Las agresiones de género se ven por todas partes. Las universidades no son una excepción. En el Plan de Desarrollo Institucional 2015-2019 de la UNAM se contemplaron acciones para promover la igualdad de género: campañas, capacitación para el personal, cursos para los estudiantes y la creación de un protocolo de atención y sanción a la violencia contra las mujeres. Ese protocolo existe hoy. Enlista las agresiones y las instancias encargadas de atenderlas. Además de los mecanismos de denuncia, plantea la protección y contención de quien la presenta.
La doctora en Antropología Social por la UNAM, Magali Barreto, publicó en 2017 el estudio Violencia de género y denuncia pública en la universidad. En él menciona que, a pesar de las políticas públicas que se han adoptado, no hay acceso a las cifras de quejas y a lo que ocurre con ellas. Destaca que son más las universitarias afectadas que las denuncias presentadas y expone algunas de las razones: “En el plano personal el silencio se debe a la vergüenza, la estigmatización de las mujeres que se atreven a romper el silencio y al temor a la revictimización de las instituciones y la sociedad.”
La violencia sexual y de género ha llevado a estudiantes de la UNAM a manifestarse. Hace ya dos meses, alumnas del colectivo feminista y separatista Mujeres Organizadas de la Facultad de Filosofía y Letras, tomaron las instalaciones como protesta. En las semanas recientes, el movimiento se ha expandido y son ya 15 escuelas y facultades en paro de actividades de manera parcial o indefinida para exigir que haya acciones más contundentes que frenen las agresiones. Fue hasta mediados de enero que se instaló la primera mesa de diálogo con las autoridades.
Las estudiantes que integran los colectivos aseguran que detrás de las tomas de instalaciones no hay “mano negra”. Dicen que quienes señalan intereses ajenos a las causas feministas solo pretenden desacreditarlas.

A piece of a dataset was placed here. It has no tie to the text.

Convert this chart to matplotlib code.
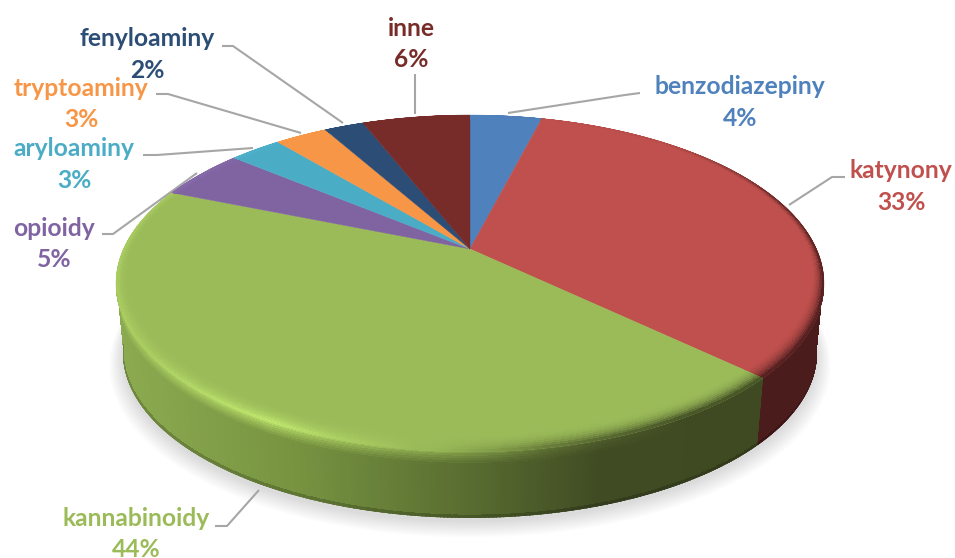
# %%
from matplotlib import pyplot as plt
from matplotlib.collections import PolyCollection
from matplotlib.colors import to_rgb
from matplotlib.patches import Polygon
import numpy as np

# %% data
categories = ['benzodiazepiny', 'katynony', 'kannabinoidy', 'opioidy', 'aryloaminy', 'tryptoaminy', 'fenyloaminy', 'inne']
values = [4.0, 33.1, 44.1, 4.9, 2.9, 2.9, 2.2, 6.0]
percent_labels = ['4%', '33%', '44%', '5%', '3%', '3%', '2%', '6%']

# %% styles and layout (pixels of the 955x558 picture)
colors = ['#4f81bd', '#c0504d', '#9bbb59', '#8064a2', '#4bacc6', '#f79646', '#2c4d75', '#772c2a']
label_x = [740, 901, 136, 54, 74, 81, 147, 411]
label_y = [87, 171, 518, 228, 149, 88, 39, 28]
leaders = [
	[(508, 113), (625, 95), (640, 93)],
	[(789, 205), (832, 177), (845, 177)],
	[(259, 490), (227, 526), (215, 526)],
	[(197, 173), (113, 234), (102, 234)],
	[(253, 148), (157, 155), (143, 155)],
	[(301, 133), (168, 94), (156, 94)],
	[(343, 123), (233, 46), (222, 46)],
	[(415, 114), (415, 74)],
]

X0, Y0 = 470, 249
W, H, K = 346.5, 161.4, 0.2047
DEPTH, BOTTOM_SCALE = 70, 0.98
WALL_FROM, WALL_TO = 100, 260   # the rest of the wall is hidden behind the top

def project(theta, r=1.0, scale=1.0, dy=0.0):
	'''theta in degrees clockwise from the top, tilted circle with some perspective'''
	u = r * np.sin(np.radians(theta))
	v = r * np.cos(np.radians(theta))
	d = 1 + K * v
	return X0 + scale * W * u / d, Y0 + scale * H * v * -1 / d + dy

def rim_shade(theta):
	'''negative goes to the side colour, positive makes the slice colour brighter'''
	t = [0, 40, 70, 100, 150, 170, 185, 208, 235, 270, 300, 330, 360]
	s = [0, -0.1, -0.8, -1, -1, -0.7, -0.05, 0.36, 0.16, 0.14, 0.08, 0, 0]
	return np.interp(theta, t, s)

def side_color(idx, x):
	if idx == 2:
		xs = [117, 300, 470, 600, 770]
		r = np.interp(x, xs, [0x8c, 0x76, 0x58, 0x40, 0x3f])
		g = np.interp(x, xs, [0xab, 0x92, 0x6c, 0x4b, 0x4a])
		b = np.interp(x, xs, [0x50, 0x40, 0x30, 0x23, 0x22])
		return np.array([r, g, b]) / 255
	if idx == 1:
		return np.array(to_rgb('#4b1c1c'))
	return np.array(to_rgb(colors[idx])) * 0.4

def rim_color(idx, theta, x):
	base = np.array(to_rgb(colors[idx]))
	s = rim_shade(theta)
	if s < 0:
		return base + (side_color(idx, x) - base) * (-s)
	return np.clip(base * (1 + 0.7 * s), 0, 1)

# %%
fig = plt.figure(figsize=(9.55, 5.58), dpi=100)
ax = fig.add_axes([0, 0, 1, 1])
ax.set_xlim(0, 955)
ax.set_ylim(558, 0)
ax.axis('off')

# soft shadow under the pie
tt = np.linspace(0, 360, 361)
for i in range(12):
	sx, sy = project(tt, scale=BOTTOM_SCALE + 0.0035 * i, dy=DEPTH + 4 + i * 0.7)
	ax.fill(sx, sy, color='#808080', alpha=0.022, lw=0, zorder=1)

for pts in leaders:
	ax.plot(*zip(*pts), color='#a6a6a6', lw=1.5, solid_capstyle='butt', zorder=2)

edges = np.concatenate([[0], np.cumsum(values)]) / np.sum(values) * 360

rows = np.linspace(0, 1, 29)
rim_rows = np.linspace(0, 1, 11)
for idx in range(len(values)):
	# side wall, light near the rim and a thin dark line at the foot
	start, stop = max(edges[idx], WALL_FROM), min(edges[idx + 1], WALL_TO)
	if stop > start:
		n = max(int((stop - start) * 2), 2)
		th = np.linspace(start, stop, n + 1)
		tx, ty = project(th)
		bx, by = project(th, scale=BOTTOM_SCALE, dy=DEPTH)
		side_polys, side_cols = [], []
		for i in range(n):
			mid = (th[i] + th[i + 1]) / 2
			xm = (tx[i] + tx[i + 1]) / 2
			side = side_color(idx, xm)
			rim = rim_color(idx, mid, xm)
			for a, b in zip(rows[:-1], rows[1:]):
				p = [(tx[i] + (bx[i] - tx[i]) * a, ty[i] + (by[i] - ty[i]) * a),
					(tx[i + 1] + (bx[i + 1] - tx[i + 1]) * a, ty[i + 1] + (by[i + 1] - ty[i + 1]) * a),
					(tx[i + 1] + (bx[i + 1] - tx[i + 1]) * b, ty[i + 1] + (by[i + 1] - ty[i + 1]) * b),
					(tx[i] + (bx[i] - tx[i]) * b, ty[i] + (by[i] - ty[i]) * b)]
				c = (a + b) / 2
				if c < 0.2:
					col = rim + (side - rim) * (c / 0.2) ** 0.7
				elif c > 0.965:
					col = side * 0.8
				else:
					col = side
				side_polys.append(p)
				side_cols.append(col)
		wall_pts = list(zip(tx, ty)) + list(zip(bx[::-1], by[::-1]))
		wall = Polygon(wall_pts, closed=True, facecolor='none', edgecolor='none')
		ax.add_patch(wall)
		walls = PolyCollection(side_polys, facecolors=side_cols, edgecolors='face', linewidths=0.6, antialiaseds=False, zorder=3)
		ax.add_collection(walls)
		walls.set_clip_path(wall)

	# flat top with the bevel along its outer edge
	n = max(int((edges[idx + 1] - edges[idx]) * 2), 2)
	th = np.linspace(edges[idx], edges[idx + 1], n + 1)
	tx, ty = project(th)
	base = np.array(to_rgb(colors[idx]))
	rim_polys, rim_cols = [], []
	for i in range(n):
		mid = (th[i] + th[i + 1]) / 2
		xm = (tx[i] + tx[i + 1]) / 2
		rim = rim_color(idx, mid, xm)
		w = [0.026 + 0.05 * max(0, -np.cos(np.radians(q))) for q in (th[i], th[i + 1])]
		for a, b in zip(rim_rows[:-1], rim_rows[1:]):
			x1, y1 = project(th[i], 1 - w[0] * (1 - a))
			x2, y2 = project(th[i + 1], 1 - w[1] * (1 - a))
			x3, y3 = project(th[i + 1], 1 - w[1] * (1 - b))
			x4, y4 = project(th[i], 1 - w[0] * (1 - b))
			f = ((a + b) / 2) ** 2.5
			rim_polys.append([(x1, y1), (x2, y2), (x3, y3), (x4, y4)])
			rim_cols.append(base + (rim - base) * f)

	th_fine = np.linspace(edges[idx], edges[idx + 1], 300)
	ex, ey = project(th_fine)
	pts = [(X0, Y0)] + list(zip(ex, ey))
	top = Polygon(pts, closed=True, facecolor=colors[idx], edgecolor=colors[idx], lw=0.3, zorder=4)
	ax.add_patch(top)
	bevel = PolyCollection(rim_polys, facecolors=rim_cols, edgecolors='face', linewidths=0.6, antialiaseds=False, zorder=5)
	ax.add_collection(bevel)
	bevel.set_clip_path(top)

for name, pct, col, lx, ly in zip(categories, percent_labels, colors, label_x, label_y):
	ax.text(lx, ly, name, color=col, family='Lato', weight='bold', fontsize=17.7, ha='center', va='center', zorder=6)
	ax.text(lx, ly + 31.5, pct, color=col, family='Lato', weight='bold', fontsize=17.7, ha='center', va='center', zorder=6)

fig.savefig('out.png', dpi=100, facecolor='white')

Del otro lado, están las y los estudiantes que quieren volver a clases. Pasan los días y temen perder el semestre. Algunos han intentado recuperar los edificios escolares y otros han optado por tomar clases extramuros. Hablé con algunos de ellos. Entienden que el reto no es menor. La urgencia de frenar las agresiones contra las mujeres es algo que prácticamente todos comparten, pero no coinciden con que la protesta implique dejar de estudiar. “Bloquear la entrada y no dejarnos tomar clases es también violencia.” Me lo dijo una estudiante. Pidió que no difundiera su identidad por temor a ser agredida por quienes integran los colectivos que defienden a las mujeres. Vaya paradoja.